Dettori hurt by Godolphin downgrade

Frankie Dettori has pointed to the relegation of his standing within Godolphin as a contributory factor in the “moment of weakness” that resulted in a six-month riding ban after he tested positive for cocaine.

In an exclusive interview with Channel 4 News and Clare Balding to be broadcast at 7pm this evening, Dettori, who is due to return to the saddle at Leicester on Monday, spoke of “getting depressed” as the long-standing relationship with Sheikh Mohammed’s operation began to break down.

“Up until about two years ago I was having the best time of my life...and then for some reason things have changed. We had a new trainer, new way of doing things and I didn’t know whether I was in or out,” he said.

“My first 17 years of my riding career (at) Godolphin, I was always the number one pick. All of a sudden I saw myself being the fourth in the biggest race in the world, and it started from there and it was never an explanation why and what, you know.
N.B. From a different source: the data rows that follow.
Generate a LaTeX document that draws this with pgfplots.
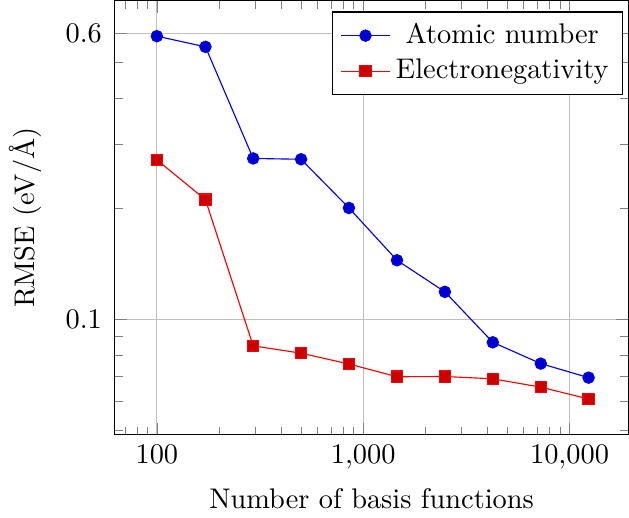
\documentclass[border=0pt]{standalone}
\usepackage{pgfplots}
\pgfplotsset{compat=1.18}

\begin{document}
\begin{tikzpicture}
\begin{loglogaxis}[
    scale only axis,
    width=181pt,
    height=153pt,
    xmin=62.5, xmax=19300,
    ymin=0.0486, ymax=0.736,
    ytick={0.1,0.6},
    minor ytick={0.05,0.06,0.07,0.08,0.09,0.2,0.3,0.4,0.5},
    log ticks with fixed point,
    grid=major,
    xlabel={Number of basis functions},
    ylabel={RMSE (eV/\AA)},
    ylabel shift=1.5pt,
    yticklabel style={xshift=-1pt},
    legend style={at={(0.99,0.975)},anchor=north east},
]
\addplot coordinates {
    (100,0.589) (172,0.551) (293,0.274) (500,0.2726) (853,0.2010)
    (1458,0.1449) (2489,0.1189) (4247,0.0867) (7255,0.0759) (12370,0.0695)
};
\addlegendentry{Atomic number}
\addplot coordinates {
    (100,0.2716) (172,0.2117) (293,0.0848) (500,0.0810) (853,0.0757)
    (1458,0.0699) (2489,0.0700) (4247,0.0690) (7255,0.0655) (12370,0.0608)
};
\addlegendentry{Electronegativity}
\end{loglogaxis}
\end{tikzpicture}
\end{document}
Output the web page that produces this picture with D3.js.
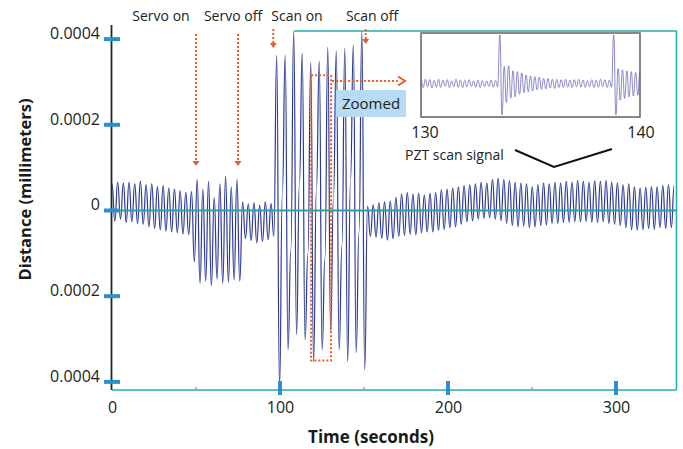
<!DOCTYPE html>
<html><head><meta charset="utf-8">
<script src="https://cdn.jsdelivr.net/npm/d3@7"></script>
<style>body{margin:0;background:#fff}svg{display:block}text{font-family:"Open Sans",sans-serif;fill:#222}</style>
</head><body><svg id="c" width="683" height="449"></svg>
<script>
// ---------------- data ----------------
const UNIT = 1e-4;              // distance values below are in units of 0.0001 mm
const sampleInterval = 1.69;    // seconds between samples
const distance = [
  0.62,-0.25,0.66,-0.2,0.64,-0.28,0.66,-0.26,0.62,-0.3,0.68,-0.32,0.6,-0.38,0.62,-0.42,0.56,-0.45,0.58,-0.48,
  0.52,-0.5,0.5,-0.52,0.46,-0.55,0.42,-0.56,0.44,
  -1.2,0.72,-1.7,0.5,-1.65,0.68,-1.75,0.3,-1.6,0.62,-1.7,0.8,-1.68,0.55,-1.62,0.72,-1.65,
  0.2,-0.65,0.15,-0.7,0.18,-0.75,0.12,-0.72,0.2,-0.68,0.16,-0.6,
  3.62,-4.15,0.4,3.62,-3.25,-0.9,4.18,-2.9,0.6,3.67,-3.02,-1.0,3.46,-3.53,0.5,3.48,-3.25,-1.1,3.81,-2.83,
  0.3,3.72,-3.25,-0.8,3.79,-3.53,0.7,3.86,-3.32,-0.5,4.18,-3.72,
  0.1,-0.6,0.13,-0.62,0.18,-0.65,0.2,-0.69,0.22,-0.66,0.3,-0.6,0.38,-0.58,0.42,-0.55,0.38,-0.57,0.4,-0.52,
  0.36,-0.5,0.4,-0.5,0.42,-0.46,0.48,-0.44,0.5,-0.4,0.52,-0.38,0.55,-0.32,0.58,-0.26,0.6,-0.24,0.62,-0.2,
  0.66,-0.18,0.64,-0.17,0.72,-0.2,0.75,-0.24,0.72,-0.3,0.7,-0.35,0.66,-0.38,0.64,-0.36,0.62,-0.4,0.55,-0.38,
  0.6,-0.35,0.64,-0.34,0.62,-0.3,0.66,-0.3,0.64,-0.28,0.68,-0.27,0.66,-0.26,0.7,-0.27,0.68,-0.25,0.66,-0.27,
  0.69,-0.28,0.68,-0.26,0.7,-0.3,0.66,-0.32,0.64,-0.35,0.6,-0.4,0.62,-0.45,0.55,-0.46,0.52,-0.45,0.54,-0.42,
  0.56,-0.44,0.55,-0.4,0.58,-0.42,0.6,-0.4,0.58
];
const yTickValues = [0.0004, 0.0002, 0, -0.0002, -0.0004];
const yTickLabels = ["0.0004", "0.0002", "0", "0.0002", "0.0004"];
const xTickValues = [0, 100, 200, 300];
const xTickLabels = ["0", "100", "200", "300"];
const xMinorTicks = [50, 150, 250];
const events = [
  {label: "Servo on",  t: 50,  long: true},
  {label: "Servo off", t: 75,  long: true},
  {label: "Scan on",   t: 96,  long: false},
  {label: "Scan off",  t: 151, long: false}
];
const zoomWindow = {t0: 118.5, t1: 130.4, top: 0.000316, bottom: -0.00035};
const insetRange = [130, 140];
const insetStep = 0.1;
const insetSignal = [
  0.08,-0.1,0.1,-0.08,0.09,-0.11,0.07,-0.09,0.1,-0.1,0.08,-0.07,0.09,-0.1,0.06,-0.08,0.1,-0.09,0.08,-0.1,
  0.07,-0.08,0.09,-0.07,0.06,-0.09,0.08,-0.1,0.07,-0.08,0.06,-0.07,0.08,-0.09,0.07,-0.08,
  1.15,-0.75,0.4,-0.45,0.42,-0.35,0.3,-0.32,0.28,-0.26,0.25,-0.22,0.2,-0.2,0.18,-0.18,0.16,-0.15,0.15,-0.14,
  0.12,-0.13,0.12,-0.11,0.1,-0.12,0.1,-0.1,0.09,-0.1,0.1,-0.09,0.08,-0.1,0.09,-0.08,0.1,-0.09,0.08,-0.1,
  0.07,-0.08,0.09,-0.1,0.08,-0.09,0.1,-0.08,0.09,-0.1,0.08,-0.09,
  1.15,-0.75,0.35,-0.4,0.32,-0.36,0.3,-0.32,0.28,-0.3,0.26,-0.28,0.25
];

// ---------------- drawing ----------------
const svg = d3.select("#c");
const L = 112, R = 676.5, T = 31, B = 390;
const x = d3.scaleLinear().domain([0, 336]).range([L, R]);
const y = d3.scaleLinear().domain([-0.000419, 0.000419]).range([B, T]);
const TEAL = "#27aeb0", TICKBLUE = "#2a90cf", RED = "#f15a24", SIG = "#2c3a94";

// frame
svg.append("line").attr("x1", L).attr("x2", R).attr("y1", B).attr("y2", B).attr("stroke", TEAL).attr("stroke-width", 1.6);
svg.append("line").attr("x1", R).attr("x2", R).attr("y1", T).attr("y2", B).attr("stroke", TEAL).attr("stroke-width", 1.6);
svg.append("line").attr("x1", 294).attr("x2", R).attr("y1", T).attr("y2", T).attr("stroke", TEAL).attr("stroke-width", 1.6);

// main signal
const line = d3.line().curve(d3.curveBumpX).x((d, i) => x(i * sampleInterval)).y(d => y(d * UNIT));
svg.append("path").datum(distance).attr("d", line).attr("fill", "none")
  .attr("stroke", SIG).attr("stroke-width", 1.2);

// zero line
svg.append("line").attr("x1", L).attr("x2", R).attr("y1", y(0)).attr("y2", y(0)).attr("stroke", "#2a9fa6").attr("stroke-width", 1.8);

// left axis line
svg.append("line").attr("x1", 111.5).attr("x2", 111.5).attr("y1", 25).attr("y2", B).attr("stroke", "#1b2b2b").attr("stroke-width", 1.8);

// y ticks
const yAxis = d3.axisLeft(y).tickValues(yTickValues).tickSize(0).tickFormat((d, i) => yTickLabels[i]);
const gy = svg.append("g").attr("transform", `translate(${L},0)`).call(yAxis);
gy.select(".domain").remove();
gy.selectAll("text").attr("x", -12).attr("dy", "-0.05em").style("font-size", "16px").style("fill", "#222");
svg.selectAll(".ytk").data(yTickValues).join("rect").attr("class", "ytk")
  .attr("x", 104).attr("width", 16).attr("y", d => y(d) - 2).attr("height", 4).attr("fill", TICKBLUE);

// x ticks
const xAxis = d3.axisBottom(x).tickValues(xTickValues).tickSize(0).tickFormat((d, i) => xTickLabels[i]);
const gx = svg.append("g").attr("transform", `translate(0,${B})`).call(xAxis);
gx.select(".domain").remove();
gx.selectAll("text").attr("y", 12).style("font-size", "16px").style("fill", "#222");
svg.selectAll(".xtk").data(xTickValues.filter(d => d > 0)).join("rect").attr("class", "xtk")
  .attr("x", d => x(d) - 2).attr("width", 4).attr("y", 381).attr("height", 14).attr("fill", TICKBLUE);
svg.selectAll(".xmn").data(xMinorTicks).join("line").attr("class", "xmn")
  .attr("x1", d => x(d)).attr("x2", d => x(d)).attr("y1", 387).attr("y2", 390).attr("stroke", RED).attr("stroke-width", 1);

// axis titles
svg.append("text").attr("x", 371).attr("y", 443).attr("text-anchor", "middle")
  .style("font-size", "17px").style("font-weight", "bold").style("fill", "#1a1a1a").text("Time (seconds)");
svg.append("text").attr("transform", "translate(31,189.5) rotate(-90)").attr("text-anchor", "middle")
  .style("font-size", "16.5px").style("font-weight", "bold").style("fill", "#1a1a1a").text("Distance (millimeters)");

// event labels and arrows
const labelX = [161, 233, 297, 372];
events.forEach((e, i) => {
  svg.append("text").attr("x", labelX[i]).attr("y", 21).attr("text-anchor", "middle").style("font-size", "14px").text(e.label);
  const ax = x(e.t);
  const y0 = e.long ? 34 : 29, y1 = e.long ? 166 : (i === 2 ? 48 : 44);
  svg.append("line").attr("x1", ax).attr("x2", ax).attr("y1", y0).attr("y2", y1 - 4)
    .attr("stroke", RED).attr("stroke-width", 2).attr("stroke-dasharray", "2,2");
  svg.append("path").attr("d", `M${ax - 3.5},${y1 - 5}L${ax + 3.5},${y1 - 5}L${ax},${y1}Z`).attr("fill", RED);
});

// zoom window rectangle and arrow
const zx0 = x(zoomWindow.t0), zx1 = x(zoomWindow.t1), zy0 = y(zoomWindow.top), zy1 = y(zoomWindow.bottom);
svg.append("rect").attr("x", zx0).attr("y", zy0).attr("width", zx1 - zx0).attr("height", zy1 - zy0)
  .attr("fill", "none").attr("stroke", RED).attr("stroke-width", 2).attr("stroke-dasharray", "2,2");
svg.append("line").attr("x1", zx1 + 1).attr("x2", 398).attr("y1", 81).attr("y2", 81)
  .attr("stroke", RED).attr("stroke-width", 2).attr("stroke-dasharray", "2,2");
svg.append("path").attr("d", "M398,76.5L405,81L398,85.5").attr("fill", "none").attr("stroke", RED).attr("stroke-width", 2);

svg.append("rect").attr("x", 336).attr("y", 90).attr("width", 70).attr("height", 27).attr("fill", "#b6dbf2");
svg.append("text").attr("x", 371).attr("y", 109).attr("text-anchor", "middle").style("font-size", "15px").text("Zoomed");

// inset
const ix = d3.scaleLinear().domain(insetRange).range([421, 640]);
const iy = d3.scaleLinear().domain([-0.8, 1.2]).range([117, 33]);
svg.append("rect").attr("x", 421).attr("y", 33).attr("width", 219).attr("height", 84).attr("fill", "#fff");
const iline = d3.line().curve(d3.curveBumpX).x((d, i) => ix(insetRange[0] + i * insetStep)).y(d => iy(d));
svg.append("path").datum(insetSignal).attr("d", iline).attr("fill", "none")
  .attr("stroke", "#6e6ebd").attr("stroke-width", 0.9).attr("stroke-opacity", 0.9);
svg.append("rect").attr("x", 421).attr("y", 33).attr("width", 219).attr("height", 84)
  .attr("fill", "none").attr("stroke", "#555").attr("stroke-width", 1.4);
svg.append("line").attr("x1", 421).attr("x2", 640).attr("y1", 33).attr("y2", 33).attr("stroke", "#8a8a8a").attr("stroke-width", 2);
insetRange.forEach(v => {
  svg.append("text").attr("x", ix(v) + (v === insetRange[0] ? 4 : 1)).attr("y", 137.5).attr("text-anchor", "middle")
    .style("font-size", "16px").text(String(v));
});
svg.append("text").attr("x", 405).attr("y", 160).style("font-size", "14px").text("PZT scan signal");
svg.append("path").attr("d", "M515,150L554,167L612,149").attr("fill", "none").attr("stroke", "#111").attr("stroke-width", 2);
</script></body></html>
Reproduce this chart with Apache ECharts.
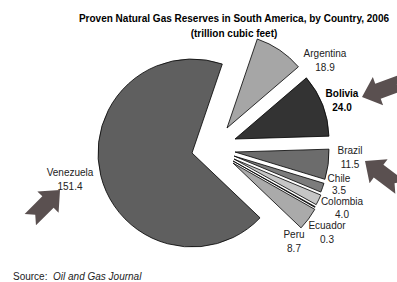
<!DOCTYPE html>
<html>
<head>
<meta charset="utf-8">
<script src="https://cdn.jsdelivr.net/npm/echarts@6/dist/echarts.min.js"></script>
<style>
    html, body { margin: 0; padding: 0; background: #fff; }
    #main { width: 397px; height: 282px; }
</style>
</head>
<body>
<div id="main"></div>
<script>
// data
var countries = ['Argentina', 'Bolivia', 'Brazil', 'Chile', 'Colombia', 'Ecuador', 'Peru', 'Venezuela'];
var reserves  = [18.9, 24.0, 11.5, 3.5, 4.0, 0.3, 8.7, 151.4];

// look + layout of each wedge (kept apart from the data)
var sliceColors = ['#a6a6a6', '#333333', '#6c6c6c', '#7c7c7c', '#c6c6c6', '#111111', '#aaaaaa', '#5f5f5f'];
var sliceCenters = [[227, 128], [235, 139], [235, 152], [234, 156], [234, 159], [233, 161], [233, 163], [192, 153]];
var labelPos = [[325, 60], [342, 100], [350, 157], [339, 184], [342, 207.5], [327, 232], [294, 241], [70, 179]];
var labelLH  = [14, 14, 14, 12, 13, 14, 14, 14];

var arrowColor = '#5a5050';

function arrow(tip, ang, len)
{
    // notched block arrow, tip at 'tip', pointing along angle 'ang' (deg)
    var a = ang * Math.PI / 180;
    var ux = Math.cos(a), uy = Math.sin(a);
    var px = -uy, py = ux;
    var hl = 17, hw = 15, sw = 8, nd = 7;
    var local = [[0, 0], [-hl, hw], [-hl, sw], [-len, sw], [-len + nd, 0], [-len, -sw], [-hl, -sw], [-hl, -hw]];
    return {
        type: 'polygon',
        shape: { points: local.map(p => [tip[0] + p[0] * ux + p[1] * px, tip[1] + p[0] * uy + p[1] * py]) },
        style: { fill: arrowColor },
        silent: true
    };
}

document.addEventListener("DOMContentLoaded", function()
{
    var chartDom = document.getElementById('main');
    var myChart = echarts.init(chartDom, null, { renderer: 'svg' });

    var series = countries.map(function(name, i) {
        return {
            type: 'pie',
            center: sliceCenters[i],
            radius: 94,
            startAngle: 71.2,
            clockwise: true,
            silent: true,
            animation: false,
            avoidLabelOverlap: false,
            labelLine: { show: false },
            label: {
                position: 'outside',
                color: '#222',
                fontFamily: 'Liberation Sans, Arial, sans-serif',
                fontSize: 10,
                lineHeight: labelLH[i],
                align: 'center',
                formatter: p => p.name + '\n' + p.value.toFixed(1)
            },
            labelLayout: function(params) {
                var pos = labelPos[params.dataIndex];
                return { x: pos[0], y: pos[1], align: 'center', verticalAlign: 'middle' };
            },
            data: countries.map(function(n, j) {
                var mine = (j === i);
                return {
                    name: n,
                    value: reserves[j],
                    itemStyle: mine
                        ? { color: sliceColors[j], borderColor: '#000', borderWidth: 0.8 }
                        : { color: 'rgba(0,0,0,0)', borderWidth: 0 },
                    label: { show: mine, fontWeight: n === 'Bolivia' ? 'bold' : 'normal', color: n === 'Bolivia' ? '#000' : '#222' }
                };
            })
        };
    });

    var option = {
        backgroundColor: '#fff',
        title: [
            {
                text: 'Proven Natural Gas Reserves in South America, by Country, 2006\n(trillion cubic feet)',
                left: 229,
                top: 6,
                textAlign: 'center',
                textStyle: {
                    fontFamily: 'Liberation Sans, Arial, sans-serif',
                    fontWeight: 'bold',
                    fontSize: 10,
                    lineHeight: 15,
                    color: '#000'
                }
            },
            {
                text: '{a|Source:  }{b|Oil and Gas Journal}',
                left: 8,
                top: 266,
                textStyle: {
                    fontWeight: 'normal',
                    rich: {
                        a: { fontFamily: 'Liberation Sans, Arial, sans-serif', fontSize: 10, fontWeight: 'normal', color: '#222' },
                        b: { fontFamily: 'Liberation Sans, Arial, sans-serif', fontSize: 10, fontWeight: 'normal', fontStyle: 'italic', color: '#222' }
                    }
                }
            }
        ],
        graphic: [
            arrow([60, 190], -45, 42),
            arrow([362, 97], 160, 44),
            arrow([365, 161], 217, 44)
        ],
        series: series
    };

    myChart.setOption(option);
    window.addEventListener('resize', myChart.resize);
});
</script>
</body>
</html>
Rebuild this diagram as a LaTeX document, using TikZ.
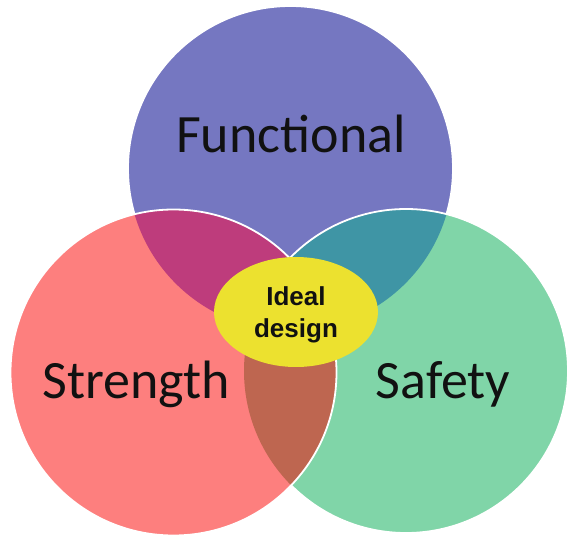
\documentclass[tikz,border=0pt]{standalone}
\usepackage{fontspec}
\usetikzlibrary{shapes.geometric}
\setmainfont{Carlito}
\newfontfamily\boldsans{Liberation Sans}
\definecolor{cblue}{HTML}{7577C1}
\definecolor{cred}{HTML}{FD7F7E}
\definecolor{cgreen}{HTML}{80D5A8}
\definecolor{cmag}{HTML}{BE3C7C}
\definecolor{cteal}{HTML}{3F95A5}
\definecolor{cbrown}{HTML}{BE6650}
\definecolor{cyellow}{HTML}{ECE12F}
\definecolor{ctext}{HTML}{111111}
\tikzset{
  rim/.style={draw=white, line width=1.8pt},
  biglabel/.style={anchor=base, inner sep=0pt, text=ctext, font=\fontsize{54}{60}\selectfont},
  smalllabel/.style={anchor=base, inner sep=0pt, text=ctext, font=\boldsans\bfseries\fontsize{26}{30}\selectfont}
}
\begin{document}
\begin{tikzpicture}[x=1pt,y=-1pt]
\useasboundingbox (0,0) rectangle (569,537);
\def\bluec{(290.5,168.5) circle[radius=162.5]}
\def\greenc{(406,371) circle[radius=162]}
\def\redc{(173.5,372.5) circle[radius=163]}
% blue
\fill[cblue] \bluec;
\draw[rim] \bluec;
% green
\fill[cgreen] \greenc;
\begin{scope}
  \clip \bluec;
  \fill[cteal] \greenc;
\end{scope}
\draw[rim] \greenc;
% red
\fill[cred] \redc;
\begin{scope}
  \clip \bluec;
  \fill[cmag] \redc;
\end{scope}
\begin{scope}
  \clip \greenc;
  \fill[cbrown] \redc;
\end{scope}
\draw[rim] \redc;
% centre
\node[ellipse, fill=cyellow, minimum width=164pt, minimum height=110pt, inner sep=0pt] (ideal) at (296,312) {};
\node[biglabel] (functional) at (291,153) {Functional};
\node[biglabel] (strength) at (136,398) {Strength};
\node[biglabel] (safety) at (443,398) {Safety};
\node[smalllabel] (idealtxt) at (296,305) {Ideal};
\node[smalllabel] (designtxt) at (296,337) {design};
\end{tikzpicture}
\end{document}
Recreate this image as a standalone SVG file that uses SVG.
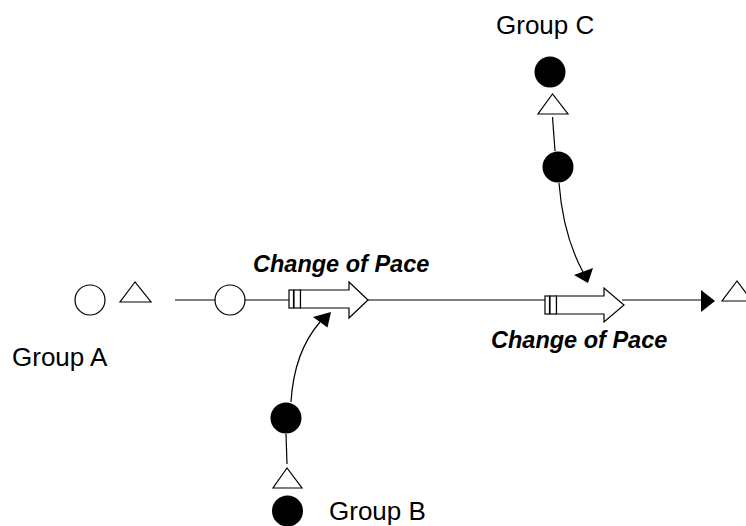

I had to accept it for unknown reasons.”

Dettori spoke of the first “stumbling hurdle” being when he was refused the ride on a horse in a Derby trial, and then saw Mickael Barzalona win the Leger on Godolphin’s Encke, with the Italian only third on Michelangelo for John Gosden.

“My head was wrecked, absolutely wrecked. I couldn’t take it any more,” he said, before speaking of his decision to accept the ride on Camelot in the Prix de l’Arc de Triomphe for arch rivals Coolmore.

He said: “In hindsight, I should perhaps have confronted Godolphin. I knew then when I did ride the horse that was me finished. For me wanting to leave as much for them wanting to get rid of me. I couldn’t take any more and the rest is history.”

Dettori left Godolphin not long after the Arc in October last year. He said: “You start getting depressed, I wasn’t sleeping at night, I was arguing with my wife. But then you think maybe I will be all right next week, maybe I will be back in favour.”

He added: “I’ve been (tested) 15 times in two months. It’s part of the protocol, you have to go so through so many tests. I don’t have a problem with that. I feel like Lance Armstrong, they come and knock on my door at any time of the day.”